The line containing "21, 4, 3, 3]" marks the end: extract everything from the first line of the data through that line, exactly, with no pictures.

==========

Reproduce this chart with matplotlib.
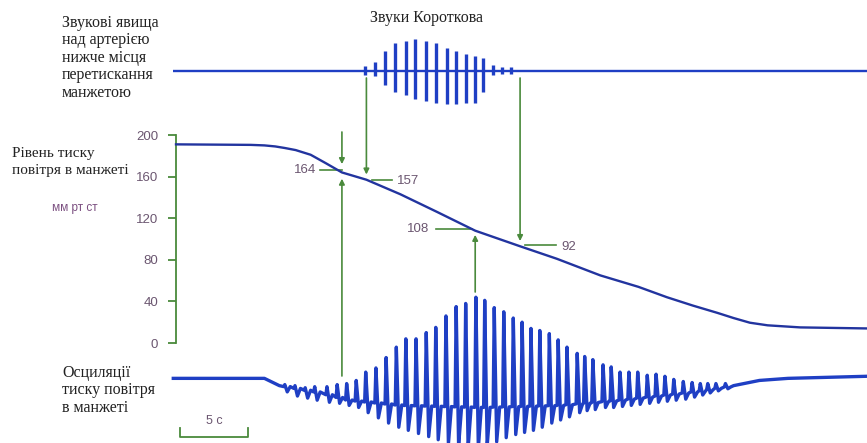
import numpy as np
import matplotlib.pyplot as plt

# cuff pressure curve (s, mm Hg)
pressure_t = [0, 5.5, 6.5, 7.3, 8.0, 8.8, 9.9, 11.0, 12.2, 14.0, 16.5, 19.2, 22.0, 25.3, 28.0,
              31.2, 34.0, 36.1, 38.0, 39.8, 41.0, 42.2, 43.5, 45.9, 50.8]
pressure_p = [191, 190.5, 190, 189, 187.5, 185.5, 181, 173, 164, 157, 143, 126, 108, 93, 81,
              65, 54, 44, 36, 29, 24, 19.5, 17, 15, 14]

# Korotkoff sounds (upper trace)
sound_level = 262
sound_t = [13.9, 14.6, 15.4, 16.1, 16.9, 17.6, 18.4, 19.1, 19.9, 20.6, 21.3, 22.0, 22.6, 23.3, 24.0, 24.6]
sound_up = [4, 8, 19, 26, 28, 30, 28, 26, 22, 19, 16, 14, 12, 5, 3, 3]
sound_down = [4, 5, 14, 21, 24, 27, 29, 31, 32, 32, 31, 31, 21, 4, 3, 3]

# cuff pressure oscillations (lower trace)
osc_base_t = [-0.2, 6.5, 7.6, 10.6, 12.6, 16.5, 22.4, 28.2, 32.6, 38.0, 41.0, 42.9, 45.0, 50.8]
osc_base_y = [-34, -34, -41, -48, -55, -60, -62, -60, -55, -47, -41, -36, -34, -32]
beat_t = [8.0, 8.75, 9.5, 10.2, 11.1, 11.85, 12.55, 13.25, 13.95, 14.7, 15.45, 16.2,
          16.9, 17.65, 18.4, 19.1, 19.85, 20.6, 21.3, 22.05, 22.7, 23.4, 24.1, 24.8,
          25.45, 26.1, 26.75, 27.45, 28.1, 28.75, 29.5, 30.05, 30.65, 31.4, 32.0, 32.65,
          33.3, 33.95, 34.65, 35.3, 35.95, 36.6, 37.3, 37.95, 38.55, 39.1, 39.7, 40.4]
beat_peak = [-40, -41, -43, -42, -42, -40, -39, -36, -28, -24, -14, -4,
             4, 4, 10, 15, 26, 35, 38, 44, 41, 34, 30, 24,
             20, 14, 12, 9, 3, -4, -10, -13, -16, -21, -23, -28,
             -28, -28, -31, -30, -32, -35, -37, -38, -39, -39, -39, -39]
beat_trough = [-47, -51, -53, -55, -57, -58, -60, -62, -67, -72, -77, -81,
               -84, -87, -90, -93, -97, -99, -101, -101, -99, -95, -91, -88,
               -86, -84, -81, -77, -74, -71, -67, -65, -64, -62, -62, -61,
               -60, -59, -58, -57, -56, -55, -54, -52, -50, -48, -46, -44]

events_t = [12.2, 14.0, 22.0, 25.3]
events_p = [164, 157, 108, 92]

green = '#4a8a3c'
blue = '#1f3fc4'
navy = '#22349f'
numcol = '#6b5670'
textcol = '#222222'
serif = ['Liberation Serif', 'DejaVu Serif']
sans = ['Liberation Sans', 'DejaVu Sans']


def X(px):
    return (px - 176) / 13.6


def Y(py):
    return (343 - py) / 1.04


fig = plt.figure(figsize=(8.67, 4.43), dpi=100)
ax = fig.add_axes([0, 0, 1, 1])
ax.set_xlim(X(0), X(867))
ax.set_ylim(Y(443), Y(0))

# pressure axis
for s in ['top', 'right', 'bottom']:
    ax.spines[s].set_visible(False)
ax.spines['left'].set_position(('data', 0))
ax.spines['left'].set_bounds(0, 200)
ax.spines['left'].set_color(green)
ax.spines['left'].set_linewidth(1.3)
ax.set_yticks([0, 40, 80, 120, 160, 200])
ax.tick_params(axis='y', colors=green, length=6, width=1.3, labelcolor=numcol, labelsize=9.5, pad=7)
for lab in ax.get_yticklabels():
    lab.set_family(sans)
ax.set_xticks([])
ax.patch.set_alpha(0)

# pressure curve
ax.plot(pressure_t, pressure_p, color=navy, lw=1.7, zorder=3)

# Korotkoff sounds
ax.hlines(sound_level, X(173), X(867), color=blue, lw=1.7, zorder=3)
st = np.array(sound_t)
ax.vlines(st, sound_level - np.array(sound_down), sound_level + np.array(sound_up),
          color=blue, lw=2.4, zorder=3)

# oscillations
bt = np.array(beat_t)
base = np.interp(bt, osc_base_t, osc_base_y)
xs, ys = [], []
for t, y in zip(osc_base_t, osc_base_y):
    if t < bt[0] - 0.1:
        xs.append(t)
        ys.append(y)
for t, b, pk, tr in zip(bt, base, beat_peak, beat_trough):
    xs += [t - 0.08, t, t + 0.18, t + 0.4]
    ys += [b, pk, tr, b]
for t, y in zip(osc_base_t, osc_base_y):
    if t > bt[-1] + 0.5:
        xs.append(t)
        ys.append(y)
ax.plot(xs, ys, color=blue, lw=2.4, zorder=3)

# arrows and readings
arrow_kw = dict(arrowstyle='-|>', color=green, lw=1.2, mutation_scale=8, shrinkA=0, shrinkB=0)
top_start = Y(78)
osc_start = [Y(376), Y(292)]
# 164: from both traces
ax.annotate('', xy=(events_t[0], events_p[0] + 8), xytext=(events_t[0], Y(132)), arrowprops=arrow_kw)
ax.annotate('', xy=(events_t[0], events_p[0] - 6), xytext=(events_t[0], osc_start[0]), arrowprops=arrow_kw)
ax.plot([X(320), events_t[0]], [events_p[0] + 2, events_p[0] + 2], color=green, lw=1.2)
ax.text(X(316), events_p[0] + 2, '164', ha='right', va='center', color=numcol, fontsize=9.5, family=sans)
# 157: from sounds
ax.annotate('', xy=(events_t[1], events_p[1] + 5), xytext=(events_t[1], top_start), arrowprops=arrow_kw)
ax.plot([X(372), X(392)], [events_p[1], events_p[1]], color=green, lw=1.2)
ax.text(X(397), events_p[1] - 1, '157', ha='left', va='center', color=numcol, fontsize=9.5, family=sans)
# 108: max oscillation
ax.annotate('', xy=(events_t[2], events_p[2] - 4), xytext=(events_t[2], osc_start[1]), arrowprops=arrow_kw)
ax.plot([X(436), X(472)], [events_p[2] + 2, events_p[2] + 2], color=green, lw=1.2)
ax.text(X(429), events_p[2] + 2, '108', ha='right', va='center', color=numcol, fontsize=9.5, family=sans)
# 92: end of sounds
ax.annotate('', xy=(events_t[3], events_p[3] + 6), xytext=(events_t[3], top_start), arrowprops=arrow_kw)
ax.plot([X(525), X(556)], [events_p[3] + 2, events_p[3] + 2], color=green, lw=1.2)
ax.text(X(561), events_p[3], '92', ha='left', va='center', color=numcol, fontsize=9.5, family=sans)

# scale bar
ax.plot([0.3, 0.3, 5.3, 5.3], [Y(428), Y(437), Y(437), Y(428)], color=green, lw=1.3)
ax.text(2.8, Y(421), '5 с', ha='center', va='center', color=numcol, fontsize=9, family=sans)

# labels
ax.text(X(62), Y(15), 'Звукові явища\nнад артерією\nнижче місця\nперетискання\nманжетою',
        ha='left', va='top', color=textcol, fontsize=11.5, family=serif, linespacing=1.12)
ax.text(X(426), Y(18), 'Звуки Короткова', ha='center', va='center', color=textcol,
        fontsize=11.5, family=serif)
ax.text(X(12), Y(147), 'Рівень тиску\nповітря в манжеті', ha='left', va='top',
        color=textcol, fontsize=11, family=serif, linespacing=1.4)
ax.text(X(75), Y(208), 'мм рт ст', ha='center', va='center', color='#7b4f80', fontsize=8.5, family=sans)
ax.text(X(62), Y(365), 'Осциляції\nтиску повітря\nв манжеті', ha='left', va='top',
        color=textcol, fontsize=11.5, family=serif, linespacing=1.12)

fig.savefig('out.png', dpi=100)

==========

- Task result
Reproduce this chart with matplotlib.
import numpy as np
import matplotlib.pyplot as plt

# cuff pressure curve (s, mm Hg)
pressure_t = [0, 5.5, 6.5, 7.3, 8.0, 8.8, 9.9, 11.0, 12.2, 14.0, 16.5, 19.2, 22.0, 25.3, 28.0,
              31.2, 34.0, 36.1, 38.0, 39.8, 41.0, 42.2, 43.5, 45.9, 50.8]
pressure_p = [191, 190.5, 190, 189, 187.5, 185.5, 181, 173, 164, 157, 143, 126, 108, 93, 81,
              65, 54, 44, 36, 29, 24, 19.5, 17, 15, 14]

# Korotkoff sounds (upper trace)
sound_level = 262
sound_t = [13.9, 14.6, 15.4, 16.1, 16.9, 17.6, 18.4, 19.1, 19.9, 20.6, 21.3, 22.0, 22.6, 23.3, 24.0, 24.6]
sound_up = [4, 8, 19, 26, 28, 30, 28, 26, 22, 19, 16, 14, 12, 5, 3, 3]
sound_down = [4, 5, 14, 21, 24, 27, 29, 31, 32, 32, 31, 31, 21, 4, 3, 3]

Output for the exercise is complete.